Reproduce the listing below exactly, beginning with its first line and ending with the line that holds "const yMin = -6, yMax = 1, yStep = 2;"; pictures are not part of the copy.

══ DATA PROVIDED

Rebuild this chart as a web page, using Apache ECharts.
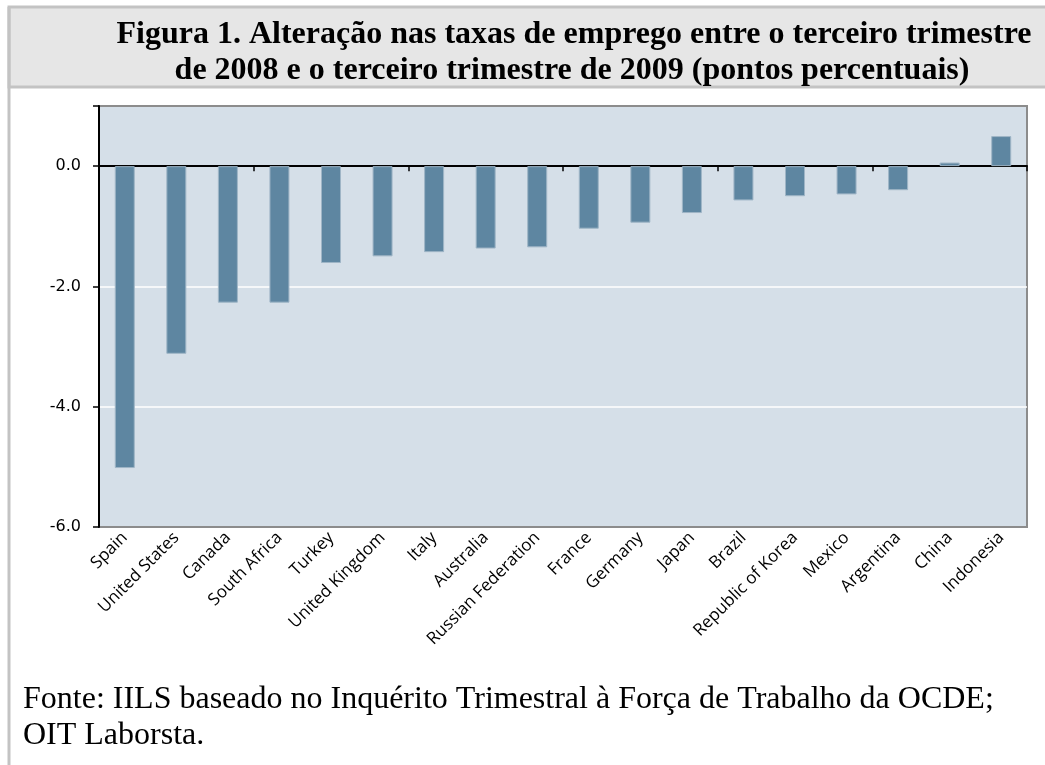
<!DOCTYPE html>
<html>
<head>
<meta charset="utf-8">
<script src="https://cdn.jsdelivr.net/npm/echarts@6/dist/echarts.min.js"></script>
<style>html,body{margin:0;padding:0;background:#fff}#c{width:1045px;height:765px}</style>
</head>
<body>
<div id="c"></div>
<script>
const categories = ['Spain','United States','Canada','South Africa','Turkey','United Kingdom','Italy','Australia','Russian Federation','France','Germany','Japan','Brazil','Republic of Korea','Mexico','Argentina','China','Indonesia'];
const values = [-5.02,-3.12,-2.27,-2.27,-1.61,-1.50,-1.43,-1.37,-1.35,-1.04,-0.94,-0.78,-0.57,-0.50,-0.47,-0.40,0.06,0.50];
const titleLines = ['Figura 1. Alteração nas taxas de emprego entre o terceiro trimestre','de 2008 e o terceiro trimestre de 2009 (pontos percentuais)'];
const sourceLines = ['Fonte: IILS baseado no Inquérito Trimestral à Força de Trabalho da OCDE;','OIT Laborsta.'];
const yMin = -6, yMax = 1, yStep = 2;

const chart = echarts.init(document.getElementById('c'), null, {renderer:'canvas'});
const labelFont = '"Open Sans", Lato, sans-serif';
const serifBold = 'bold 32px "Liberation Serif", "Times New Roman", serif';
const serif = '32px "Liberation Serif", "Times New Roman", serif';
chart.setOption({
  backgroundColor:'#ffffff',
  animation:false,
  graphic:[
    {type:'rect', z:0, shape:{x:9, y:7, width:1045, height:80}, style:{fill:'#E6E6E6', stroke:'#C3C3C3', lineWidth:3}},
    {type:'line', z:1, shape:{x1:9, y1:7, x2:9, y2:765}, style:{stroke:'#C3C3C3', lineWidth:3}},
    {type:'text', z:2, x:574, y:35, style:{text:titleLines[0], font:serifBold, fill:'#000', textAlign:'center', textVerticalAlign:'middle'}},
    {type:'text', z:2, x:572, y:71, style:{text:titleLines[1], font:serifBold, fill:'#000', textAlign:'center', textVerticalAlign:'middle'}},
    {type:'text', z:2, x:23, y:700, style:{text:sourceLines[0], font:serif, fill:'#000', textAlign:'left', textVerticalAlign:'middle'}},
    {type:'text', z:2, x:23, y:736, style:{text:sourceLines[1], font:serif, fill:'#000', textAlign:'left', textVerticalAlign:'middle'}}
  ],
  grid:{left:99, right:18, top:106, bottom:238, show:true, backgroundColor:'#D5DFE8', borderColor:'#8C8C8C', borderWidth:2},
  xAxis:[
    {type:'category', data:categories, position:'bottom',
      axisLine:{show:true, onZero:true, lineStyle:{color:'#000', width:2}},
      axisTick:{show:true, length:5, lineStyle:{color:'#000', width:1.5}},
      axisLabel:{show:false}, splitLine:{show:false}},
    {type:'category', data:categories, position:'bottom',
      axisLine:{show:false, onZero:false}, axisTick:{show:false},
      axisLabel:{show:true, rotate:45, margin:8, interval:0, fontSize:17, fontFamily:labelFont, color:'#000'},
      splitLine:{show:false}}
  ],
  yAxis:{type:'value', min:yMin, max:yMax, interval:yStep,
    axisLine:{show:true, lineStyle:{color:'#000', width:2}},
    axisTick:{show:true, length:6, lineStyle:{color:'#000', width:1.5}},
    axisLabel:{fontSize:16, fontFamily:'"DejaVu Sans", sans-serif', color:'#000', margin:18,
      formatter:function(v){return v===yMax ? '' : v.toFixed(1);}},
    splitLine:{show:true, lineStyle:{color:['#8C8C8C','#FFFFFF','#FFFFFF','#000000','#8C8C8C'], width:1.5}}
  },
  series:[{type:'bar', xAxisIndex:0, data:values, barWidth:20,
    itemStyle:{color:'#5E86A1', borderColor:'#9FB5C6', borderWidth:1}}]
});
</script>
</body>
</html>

════

TASK SOLUTION:
Rebuild this chart as a web page, using Apache ECharts.
<!DOCTYPE html>
<html>
<head>
<meta charset="utf-8">
<script src="https://cdn.jsdelivr.net/npm/echarts@6/dist/echarts.min.js"></script>
<style>html,body{margin:0;padding:0;background:#fff}#c{width:1045px;height:765px}</style>
</head>
<body>
<div id="c"></div>
<script>
const categories = ['Spain','United States','Canada','South Africa','Turkey','United Kingdom','Italy','Australia','Russian Federation','France','Germany','Japan','Brazil','Republic of Korea','Mexico','Argentina','China','Indonesia'];
const values = [-5.02,-3.12,-2.27,-2.27,-1.61,-1.50,-1.43,-1.37,-1.35,-1.04,-0.94,-0.78,-0.57,-0.50,-0.47,-0.40,0.06,0.50];
const titleLines = ['Figura 1. Alteração nas taxas de emprego entre o terceiro trimestre','de 2008 e o terceiro trimestre de 2009 (pontos percentuais)'];
const sourceLines = ['Fonte: IILS baseado no Inquérito Trimestral à Força de Trabalho da OCDE;','OIT Laborsta.'];
const yMin = -6, yMax = 1, yStep = 2;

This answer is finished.